Громовой хохот покрыл его слова. Хохот неудержимый, неутихающий и безжалостный. Гогот.
Поэты растерялись. Нам, пригласившим гостей, было очень стыдно. С трудом через несколько минут нам удалось водворить относительный порядок. Да и то чтение прерывалось иногда нелестными выкриками.

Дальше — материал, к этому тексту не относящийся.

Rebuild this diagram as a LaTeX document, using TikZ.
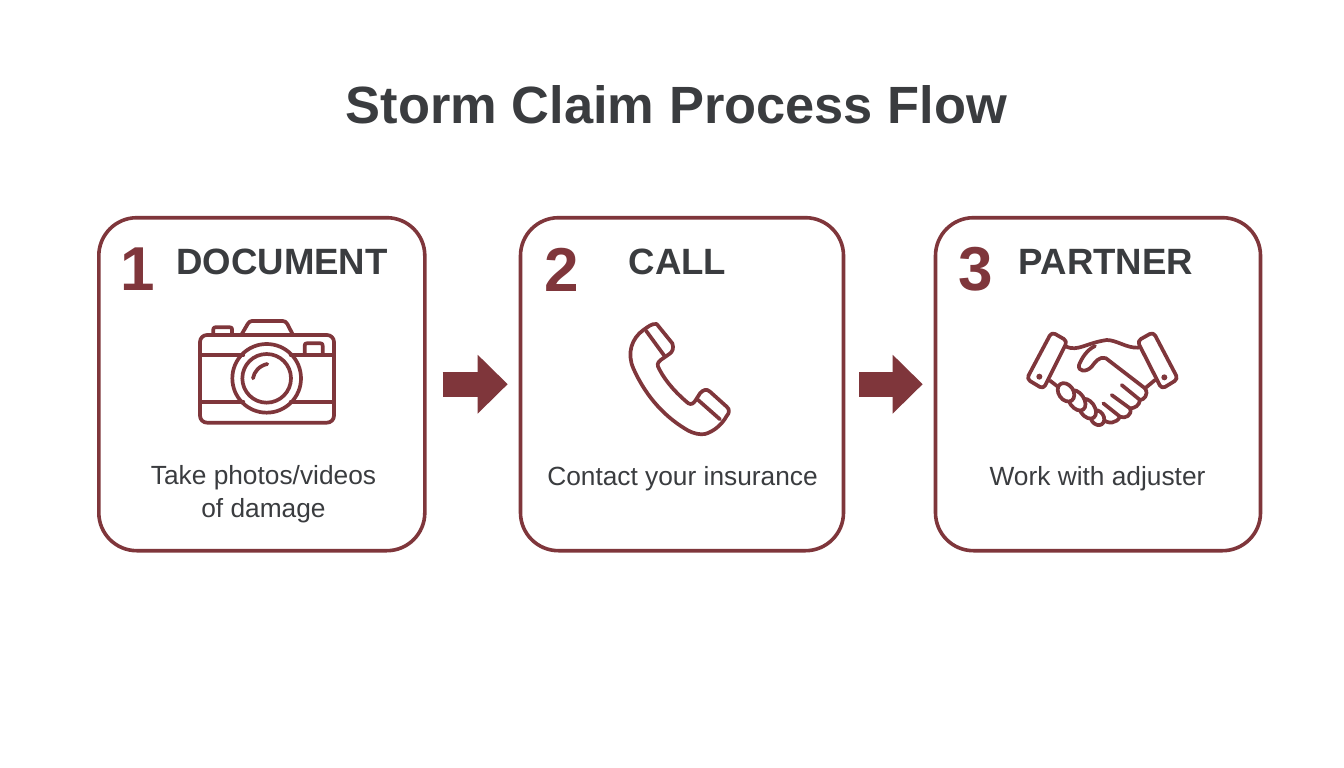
\documentclass[tikz,border=0pt]{standalone}
\usepackage{fontspec}
\setmainfont{Liberation Sans}
\usetikzlibrary{arrows.meta}
\definecolor{wine}{HTML}{7F363B}
\definecolor{ink}{HTML}{3A3C3F}
\tikzset{
  x=1pt,y=-1pt,
  card/.style={draw=wine,line width=3.6pt,rounded corners=38pt,fill=white,minimum height=333pt,inner sep=0pt},
  titletext/.style={text=ink,font=\fontsize{52.4}{60}\selectfont\bfseries,inner sep=0pt},
  numtext/.style={text=wine,font=\fontsize{62}{70}\selectfont\bfseries,inner sep=0pt},
  headtext/.style={text=ink,font=\fontsize{36.6}{42}\selectfont\bfseries,inner sep=0pt},
  bodytext/.style={text=ink,font=\fontsize{26.3}{33}\selectfont,inner sep=0pt,align=center},
  blockarrow/.style={draw=wine,line width=25pt,-{Triangle[length=30pt,width=57pt]}},
  icon/.style={draw=wine,line width=3.7pt,line cap=round,line join=round},
  finger/.style={icon,fill=white},
  zoomed/.style={x=0.33333pt,y=-0.33333pt}
}
\begin{document}
\begin{tikzpicture}
\useasboundingbox (0,0) rectangle (1344,768);
\fill[white] (0,0) rectangle (1344,768);
\node[titletext] (title) at (676.5,105) {Storm Claim Process Flow};
\node[card,minimum width=326pt] (box1) at (261.8,384.2) {};
\node[card,minimum width=323pt] (box2) at (682,384.2) {};
\node[card,minimum width=325pt] (box3) at (1098,384.2) {};
\draw[blockarrow,shorten <=16pt,shorten >=11pt] (box1.east) -- (box2.west);
\draw[blockarrow,shorten <=14pt,shorten >=11pt] (box2.east) -- (box3.west);
\node[numtext] (n1) at (137.5,269.5) {1};
\node[numtext] (n2) at (561.5,269.5) {2};
\node[numtext] (n3) at (975.5,269.5) {3};
\node[headtext] (h1) at (282,262) {DOCUMENT};
\node[headtext] (h2) at (677.5,262) {CALL};
\node[headtext] (h3) at (1106,262) {PARTNER};
\node[bodytext] (t1) at (263.5,494) {Take photos/videos\\of damage};
\node[bodytext] (t2) at (682.5,479) {Contact your insurance};
\node[bodytext] (t3) at (1097.5,479) {Work with adjuster};
% camera
\begin{scope}[shift={(180,300)},zoomed]
\draw[icon,rounded corners=7pt] (60,105) rectangle (462,368);
\draw[icon] (185,103) -- (203,72) .. controls (207,66) and (210,63) .. (216,63) -- (308,63) .. controls (315,63) and (318,66) .. (322,72) -- (338,103);
\draw[icon] (100,103) -- (100,88) .. controls (100,84) and (102,82) .. (106,82) -- (150,82) .. controls (154,82) and (156,84) .. (156,88) -- (156,103);
\draw[icon] (374,165) -- (374,137) .. controls (374,132) and (376,130) .. (380,130) -- (422,130) .. controls (426,130) and (428,132) .. (428,137) -- (428,165);
\draw[icon] (60,165) -- (190,165);
\draw[icon] (332,165) -- (462,165);
\draw[icon] (60,305) -- (190,305);
\draw[icon] (332,305) -- (462,305);
\draw[icon] (260,235) circle[radius=103];
\draw[icon] (260,235) circle[radius=73];
\draw[icon] (219,235) .. controls (222,215) and (238,197) .. (262,192);
\end{scope}
% phone
\begin{scope}[shift={(610,310)},zoomed]
\draw[icon] (100,60) .. controls (115,50) and (125,40) .. (140,42) -- (187,100) .. controls (192,115) and (188,125) .. (178,132) -- (152,150) .. controls (142,158) and (140,165) .. (148,178) .. controls (170,220) and (205,255) .. (235,280) .. controls (245,285) and (250,280) .. (256,272) -- (270,250) .. controls (278,240) and (290,235) .. (300,245) -- (350,290) .. controls (360,298) and (358,310) .. (350,318) .. controls (335,345) and (310,365) .. (285,372) .. controls (270,375) and (250,370) .. (235,362) .. controls (170,325) and (110,265) .. (70,175) .. controls (50,130) and (65,85) .. (100,60) -- cycle;
\draw[icon] (108,62) -- (165,140);
\draw[icon] (262,268) -- (330,328);
\end{scope}
% handshake
\begin{scope}[shift={(1010,320)},zoomed]
\draw[icon,rounded corners=4pt] (125,36) -- (172,63) -- (100,207) -- (50,177) -- cycle;
\draw[icon,rounded corners=4pt] (430,36) -- (382,63) -- (455,207) -- (504,177) -- cycle;
\fill[wine] (88,170) circle[radius=9];
\fill[wine] (463,172) circle[radius=9];
\draw[icon] (168,80) .. controls (205,95) and (225,70) .. (290,60) .. controls (320,60) and (350,85) .. (385,83);
\draw[icon] (255,78) .. controls (230,90) and (215,115) .. (207,135) .. controls (203,155) and (228,158) .. (245,140) .. controls (255,128) and (265,108) .. (288,115) -- (405,205) .. controls (418,225) and (400,240) .. (390,240) -- (335,195);
\draw[icon] (390,240) .. controls (388,258) and (372,265) .. (360,265) -- (305,225);
\draw[icon] (360,265) .. controls (368,285) and (345,298) .. (330,290) -- (280,250);
\draw[icon] (330,290) .. controls (320,310) and (295,315) .. (275,295);
\draw[icon] (435,180) -- (405,205);
\draw[icon] (120,182) -- (150,205);
\draw[finger,shift={(262,293)},rotate=-55] (0,0) ellipse[x radius=24,y radius=19];
\draw[finger,shift={(232,266)},rotate=-55] (0,0) ellipse[x radius=33,y radius=22];
\draw[finger,shift={(200,241)},rotate=-55] (0,0) ellipse[x radius=34,y radius=22];
\draw[finger,shift={(168,217)},rotate=-55] (0,0) ellipse[x radius=30,y radius=22];
\end{scope}
\end{tikzpicture}
\end{document}
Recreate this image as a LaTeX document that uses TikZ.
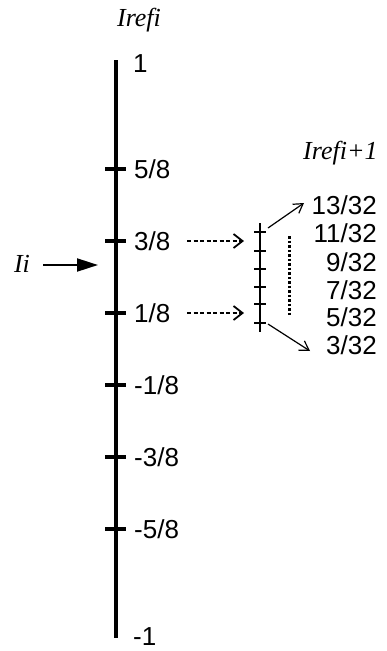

В трудном положении оказался Мариенгоф. Он хотел читать свою «Магдалину», а там есть строчки:
...Магдалина,
Я приду к тебе в чистых подштанниках...
Он все-таки понял, что читать это в школьной аудитории не следует, и выбрал другие вещи. В общем, вечер прошел не слишком удачно. Закончился он также небольшой неприятностью – поэты отказались идти пешком и потребовали денег на двух извозчиков. Денег у нас не было. Мы метались, пробуя достать в долг. Безнадежно. «Да что вы волнуетесь, – сказал кто-то. – Посидят, посидят и пойдут». Поэты посидели, посидели и пошли. Мы их провожали.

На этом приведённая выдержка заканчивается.